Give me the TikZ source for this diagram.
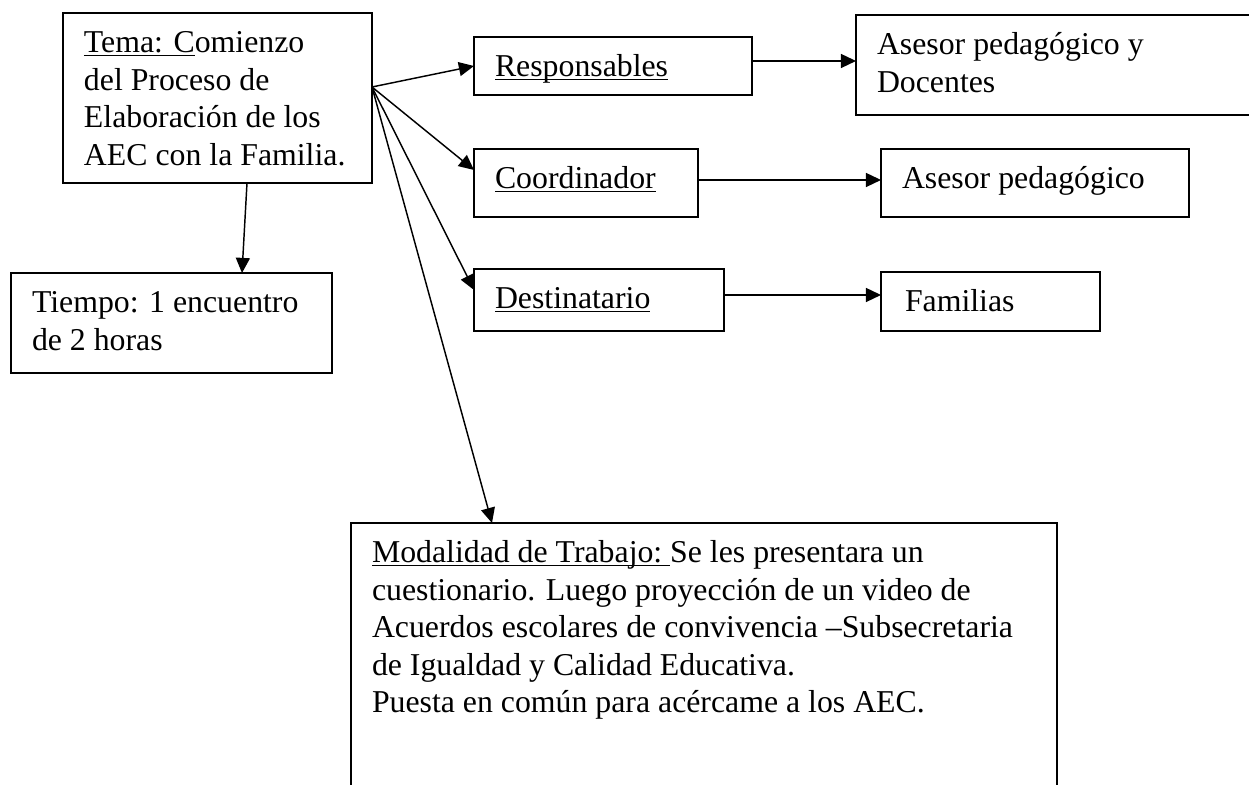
\documentclass[tikz,border=0pt]{standalone}
\usepackage{fontspec}
\setmainfont{Liberation Serif}
\usetikzlibrary{arrows.meta,calc}

\newdimen\px \px=0.37736pt
\newcommand{\subr}[1]{\setbox0\hbox{#1}\rlap{\rule[-3.5\px]{\wd0}{1.3\px}}\box0}
\newcommand{\caja}[3]{\hspace*{21\px}\parbox[t][#2\px][t]{\dimexpr#1\px-21\px\relax}{\raggedright\rule{0pt}{40\px}#3}}

\begin{document}
\begin{tikzpicture}[x=0.37736pt, y=-0.37736pt,
    font=\fontsize{12}{14.15}\selectfont,
    caja/.style={draw, line width=0.5pt, anchor=north west, inner sep=0pt, outer sep=0pt},
    flecha/.style={-{Triangle[length=5.7pt,width=5.3pt]}, line width=0.55pt}]
  \useasboundingbox (0,0) rectangle (1249,785);
  \clip (0,0) rectangle (1249,785);

  % tema y tiempo
  \node[caja] (tema) at (63,13) {\caja{309}{170}{\subr{Tema: C}omienzo\\del Proceso de\\Elaboración de los\\AEC con la Familia.}};
  \node[caja] (tiempo) at (11,273) {\caja{321}{100}{Tiempo: 1 encuentro\\de 2 horas}};

  % columna central
  \node[caja] (resp) at (474,37) {\caja{278}{58}{\subr{Responsables}}};
  \node[caja] (coord) at (474,149) {\caja{224}{68}{\subr{Coordinador}}};
  \node[caja] (dest) at (474,269) {\caja{250}{62}{\subr{Destinatario}}};

  % columna derecha
  \node[caja] (asdoc) at (856,15) {\caja{400}{100}{Asesor pedagógico y\\Docentes}};
  \node[caja] (asped) at (881,149) {\caja{308}{68}{Asesor pedagógico}};
  \node[caja] (fam) at (881,272) {\caja{219}{59}{\hspace*{3\px}Familias}};

  \node[caja] (modal) at (351,523) {\caja{706}{300}{\subr{Modalidad de Trabajo:\ }Se les presentara un\\cuestionario. Luego proyección de un video de\\Acuerdos escolares de convivencia –Subsecretaria\\de Igualdad y Calidad Educativa.\\Puesta en común para acércame a los AEC.}};

  % flechas
  \coordinate (hub) at ($(tema.north east)+(0,74)$);
  \draw[flecha] (hub) -- (resp.west);
  \draw[flecha] (hub) -- ($(coord.west)+(0,-13)$);
  \draw[flecha] (hub) -- ($(dest.west)+(0,-10)$);
  \draw[flecha] (hub) -- ($(modal.north west)+(141,0)$);
  \draw[flecha] ($(tema.south west)+(184,0)$) -- ($(tiempo.north west)+(231,0)$);
  \draw[flecha] ($(resp.east)+(0,-5)$) coordinate (r1) -- (asdoc.west |- r1);
  \draw[flecha] ($(coord.east)+(0,-3)$) coordinate (c1) -- (asped.west |- c1);
  \draw[flecha] ($(dest.east)+(0,-5)$) coordinate (d1) -- (fam.west |- d1);
\end{tikzpicture}
\end{document}
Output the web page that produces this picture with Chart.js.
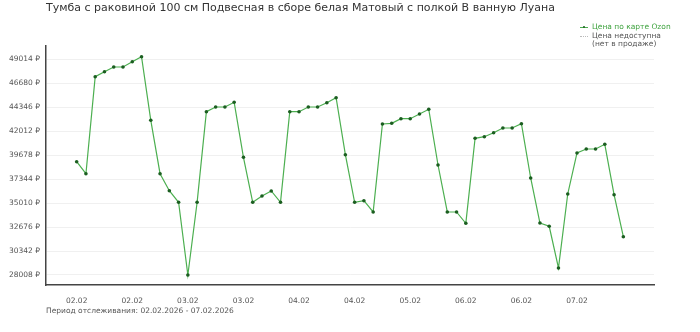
<!DOCTYPE html>
<html>
<head>
<meta charset="utf-8">
<script src="https://cdn.jsdelivr.net/npm/chart.js@4"></script>
<style>
    html, body { margin: 0; padding: 0; background: #fff; }
    #wrap { position: relative; width: 700px; height: 332px; font-family: 'DejaVu Sans', sans-serif; }
    #chart { position: absolute; left: 0; top: 0; }
    .title { position: absolute; left: 46px; top: 1px; font-size: 11px; color: #333; white-space: nowrap; }
    .legend { position: absolute; left: 579px; top: 23px; font-size: 7.5px; line-height: 8.5px; color: #555; }
    .legend .row { position: relative; padding-left: 13px; white-space: nowrap; }
    .legend .green { color: #3fa33f; }
    .legend .mark { position: absolute; left: 1px; top: 4px; width: 8px; height: 0; }
    .legend .solid { border-top: 1px solid #4caf50; }
    .legend .solid::after { content: ''; position: absolute; left: 3px; top: -2px; width: 2px; height: 2px; border-radius: 1px; background: #1b5e20; }
    .legend .dotted { border-top: 1px dotted #bbb; }
    .footer { position: absolute; left: 46px; top: 306px; font-size: 7.5px; color: #555; white-space: nowrap; }
</style>
</head>
<body>
<div id="wrap">
    <canvas id="chart" width="700" height="332"></canvas>
    <div class="title">Тумба с раковиной 100 см Подвесная в сборе белая Матовый с полкой В ванную Луана</div>
    <div class="legend">
        <div class="row green"><span class="mark solid"></span>Цена по карте Ozon</div>
        <div class="row"><span class="mark dotted"></span>Цена недоступна<br>(нет в продаже)</div>
    </div>
    <div class="footer">Период отслеживания: 02.02.2026 - 07.02.2026</div>
</div>
<script>
// ------------------------------------------------------------------
// Data
// ------------------------------------------------------------------
const ozonPrices = [
    39042, 37874, 47320, 47807, 48265, 48265, 48781, 49268, 43074, 37874,
    36218, 35088, 28008, 35088, 43912, 44370, 44370, 44827, 39471, 35088,
    35702, 36189, 35088, 43912, 43912, 44370, 44370, 44788, 45275, 39724,
    35088, 35244, 34144, 42714, 42782, 43230, 43230, 43688, 44146, 38721,
    34144, 34144, 33043, 41321, 41477, 41867, 42324, 42324, 42743, 37455,
    33072, 32751, 28690, 35897, 39890, 40279, 40279, 40737, 35828, 31738
];

const xTickIndex = [0, 6, 12, 18, 24, 30, 36, 42, 48, 54];
const xTickLabels = ['02.02', '02.02', '03.02', '03.02', '04.02', '04.02', '05.02', '06.02', '06.02', '07.02'];

const yTicks = [28008, 30342, 32676, 35010, 37344, 39678, 42012, 44346, 46680, 49014];

// ------------------------------------------------------------------
// Chart
// ------------------------------------------------------------------
const points = ozonPrices.map((v, i) => ({ x: i, y: v }));
const tickFont = { family: 'DejaVu Sans', size: 7.5 };

new Chart(document.getElementById('chart'), {
    type: 'line',
    data: {
        datasets: [{
            label: 'Цена по карте Ozon',
            data: points,
            borderColor: '#4caf50',
            borderWidth: 1.2,
            pointRadius: 1.8,
            pointBackgroundColor: '#1b5e20',
            pointBorderWidth: 0,
            tension: 0
        }]
    },
    options: {
        responsive: false,
        animation: false,
        layout: {
            padding: { top: 46, right: 46, bottom: 0, left: 0 }
        },
        plugins: {
            legend: { display: false },
            tooltip: { enabled: false }
        },
        scales: {
            x: {
                type: 'linear',
                min: -3.31,
                max: 62.31,
                afterBuildTicks: (scale) => {
                    scale.ticks = xTickIndex.map(v => ({ value: v }));
                },
                afterFit: (scale) => { scale.height = 47; },
                grid: { display: false },
                border: { display: true, color: '#444', width: 1.5 },
                ticks: {
                    autoSkip: false,
                    maxRotation: 0,
                    padding: 4,
                    color: '#555',
                    font: tickFont,
                    callback: (value) => {
                        const k = xTickIndex.indexOf(value);
                        return k >= 0 ? xTickLabels[k] : '';
                    }
                }
            },
            y: {
                min: 27034,
                max: 50309,
                afterBuildTicks: (scale) => {
                    scale.ticks = yTicks.map(v => ({ value: v }));
                },
                afterFit: (scale) => { scale.width = 46; },
                grid: { color: '#ececec', lineWidth: 0.8, drawTicks: false },
                border: { display: true, color: '#444', width: 1.5 },
                ticks: {
                    padding: 6,
                    color: '#555',
                    font: tickFont,
                    callback: (value) => value + ' ₽'
                }
            }
        }
    }
});
</script>
</body>
</html>
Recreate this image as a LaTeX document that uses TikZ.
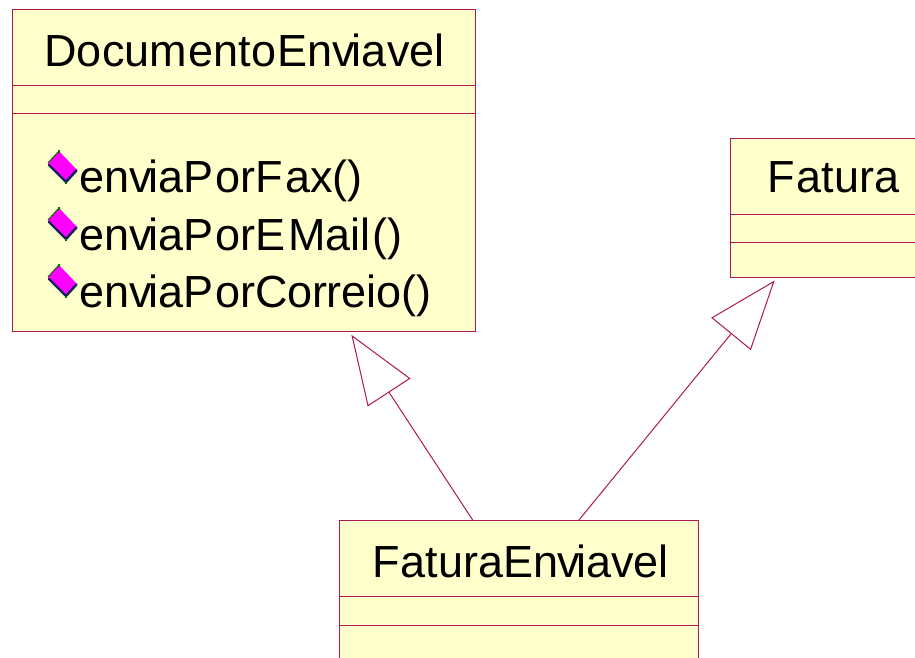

The exercise: Every line of the data should be copied as it stands, without the images.

Solution to this exercise:
Give me the TikZ source for this diagram.
\documentclass[tikz,border=0pt]{standalone}
\usepackage{fontspec}
\setmainfont{Liberation Serif}
\usetikzlibrary{arrows.meta,calc}

\newdimen\px \px=0.37736pt
\newcommand{\subr}[1]{\setbox0\hbox{#1}\rlap{\rule[-3.5\px]{\wd0}{1.3\px}}\box0}
\newcommand{\caja}[3]{\hspace*{21\px}\parbox[t][#2\px][t]{\dimexpr#1\px-21\px\relax}{\raggedright\rule{0pt}{40\px}#3}}

\begin{document}
\begin{tikzpicture}[x=0.37736pt, y=-0.37736pt,
    font=\fontsize{12}{14.15}\selectfont,
    caja/.style={draw, line width=0.5pt, anchor=north west, inner sep=0pt, outer sep=0pt},
    flecha/.style={-{Triangle[length=5.7pt,width=5.3pt]}, line width=0.55pt}]
  \useasboundingbox (0,0) rectangle (1249,785);
  \clip (0,0) rectangle (1249,785);

  % tema y tiempo
  \node[caja] (tema) at (63,13) {\caja{309}{170}{\subr{Tema: C}omienzo\\del Proceso de\\Elaboración de los\\AEC con la Familia.}};
  \node[caja] (tiempo) at (11,273) {\caja{321}{100}{Tiempo: 1 encuentro\\de 2 horas}};

  % columna central
  \node[caja] (resp) at (474,37) {\caja{278}{58}{\subr{Responsables}}};
  \node[caja] (coord) at (474,149) {\caja{224}{68}{\subr{Coordinador}}};
  \node[caja] (dest) at (474,269) {\caja{250}{62}{\subr{Destinatario}}};

  % columna derecha
  \node[caja] (asdoc) at (856,15) {\caja{400}{100}{Asesor pedagógico y\\Docentes}};
  \node[caja] (asped) at (881,149) {\caja{308}{68}{Asesor pedagógico}};
  \node[caja] (fam) at (881,272) {\caja{219}{59}{\hspace*{3\px}Familias}};

  \node[caja] (modal) at (351,523) {\caja{706}{300}{\subr{Modalidad de Trabajo:\ }Se les presentara un\\cuestionario. Luego proyección de un video de\\Acuerdos escolares de convivencia –Subsecretaria\\de Igualdad y Calidad Educativa.\\Puesta en común para acércame a los AEC.}};

  % flechas
  \coordinate (hub) at ($(tema.north east)+(0,74)$);
  \draw[flecha] (hub) -- (resp.west);
  \draw[flecha] (hub) -- ($(coord.west)+(0,-13)$);
  \draw[flecha] (hub) -- ($(dest.west)+(0,-10)$);
  \draw[flecha] (hub) -- ($(modal.north west)+(141,0)$);
  \draw[flecha] ($(tema.south west)+(184,0)$) -- ($(tiempo.north west)+(231,0)$);
  \draw[flecha] ($(resp.east)+(0,-5)$) coordinate (r1) -- (asdoc.west |- r1);
  \draw[flecha] ($(coord.east)+(0,-3)$) coordinate (c1) -- (asped.west |- c1);
  \draw[flecha] ($(dest.east)+(0,-5)$) coordinate (d1) -- (fam.west |- d1);
\end{tikzpicture}
\end{document}
Output the web page that produces this picture with Chart.js.
<!DOCTYPE html>
<html>
<head>
<meta charset="utf-8">
<script src="https://cdn.jsdelivr.net/npm/chart.js@4"></script>
<style>
    html, body { margin: 0; padding: 0; background: #fff; }
    #wrap { position: relative; width: 700px; height: 332px; font-family: 'DejaVu Sans', sans-serif; }
    #chart { position: absolute; left: 0; top: 0; }
    .title { position: absolute; left: 46px; top: 1px; font-size: 11px; color: #333; white-space: nowrap; }
    .legend { position: absolute; left: 579px; top: 23px; font-size: 7.5px; line-height: 8.5px; color: #555; }
    .legend .row { position: relative; padding-left: 13px; white-space: nowrap; }
    .legend .green { color: #3fa33f; }
    .legend .mark { position: absolute; left: 1px; top: 4px; width: 8px; height: 0; }
    .legend .solid { border-top: 1px solid #4caf50; }
    .legend .solid::after { content: ''; position: absolute; left: 3px; top: -2px; width: 2px; height: 2px; border-radius: 1px; background: #1b5e20; }
    .legend .dotted { border-top: 1px dotted #bbb; }
    .footer { position: absolute; left: 46px; top: 306px; font-size: 7.5px; color: #555; white-space: nowrap; }
</style>
</head>
<body>
<div id="wrap">
    <canvas id="chart" width="700" height="332"></canvas>
    <div class="title">Тумба с раковиной 100 см Подвесная в сборе белая Матовый с полкой В ванную Луана</div>
    <div class="legend">
        <div class="row green"><span class="mark solid"></span>Цена по карте Ozon</div>
        <div class="row"><span class="mark dotted"></span>Цена недоступна<br>(нет в продаже)</div>
    </div>
    <div class="footer">Период отслеживания: 02.02.2026 - 07.02.2026</div>
</div>
<script>
// ------------------------------------------------------------------
// Data
// ------------------------------------------------------------------
const ozonPrices = [
    39042, 37874, 47320, 47807, 48265, 48265, 48781, 49268, 43074, 37874,
    36218, 35088, 28008, 35088, 43912, 44370, 44370, 44827, 39471, 35088,
    35702, 36189, 35088, 43912, 43912, 44370, 44370, 44788, 45275, 39724,
    35088, 35244, 34144, 42714, 42782, 43230, 43230, 43688, 44146, 38721,
    34144, 34144, 33043, 41321, 41477, 41867, 42324, 42324, 42743, 37455,
    33072, 32751, 28690, 35897, 39890, 40279, 40279, 40737, 35828, 31738
];

const xTickIndex = [0, 6, 12, 18, 24, 30, 36, 42, 48, 54];
const xTickLabels = ['02.02', '02.02', '03.02', '03.02', '04.02', '04.02', '05.02', '06.02', '06.02', '07.02'];

const yTicks = [28008, 30342, 32676, 35010, 37344, 39678, 42012, 44346, 46680, 49014];

// ------------------------------------------------------------------
// Chart
// ------------------------------------------------------------------
const points = ozonPrices.map((v, i) => ({ x: i, y: v }));
const tickFont = { family: 'DejaVu Sans', size: 7.5 };

new Chart(document.getElementById('chart'), {
    type: 'line',
    data: {
        datasets: [{
            label: 'Цена по карте Ozon',
            data: points,
            borderColor: '#4caf50',
            borderWidth: 1.2,
            pointRadius: 1.8,
            pointBackgroundColor: '#1b5e20',
            pointBorderWidth: 0,
            tension: 0
        }]
    },
    options: {
        responsive: false,
        animation: false,
        layout: {
            padding: { top: 46, right: 46, bottom: 0, left: 0 }
        },
        plugins: {
            legend: { display: false },
            tooltip: { enabled: false }
        },
        scales: {
            x: {
                type: 'linear',
                min: -3.31,
                max: 62.31,
                afterBuildTicks: (scale) => {
                    scale.ticks = xTickIndex.map(v => ({ value: v }));
                },
                afterFit: (scale) => { scale.height = 47; },
                grid: { display: false },
                border: { display: true, color: '#444', width: 1.5 },
                ticks: {
                    autoSkip: false,
                    maxRotation: 0,
                    padding: 4,
                    color: '#555',
                    font: tickFont,
                    callback: (value) => {
                        const k = xTickIndex.indexOf(value);
                        return k >= 0 ? xTickLabels[k] : '';
                    }
                }
            },
            y: {
                min: 27034,
                max: 50309,
                afterBuildTicks: (scale) => {
                    scale.ticks = yTicks.map(v => ({ value: v }));
                },
                afterFit: (scale) => { scale.width = 46; },
                grid: { color: '#ececec', lineWidth: 0.8, drawTicks: false },
                border: { display: true, color: '#444', width: 1.5 },
                ticks: {
                    padding: 6,
                    color: '#555',
                    font: tickFont,
                    callback: (value) => value + ' ₽'
                }
            }
        }
    }
});
</script>
</body>
</html>
Recreate this image as a LaTeX document that uses TikZ.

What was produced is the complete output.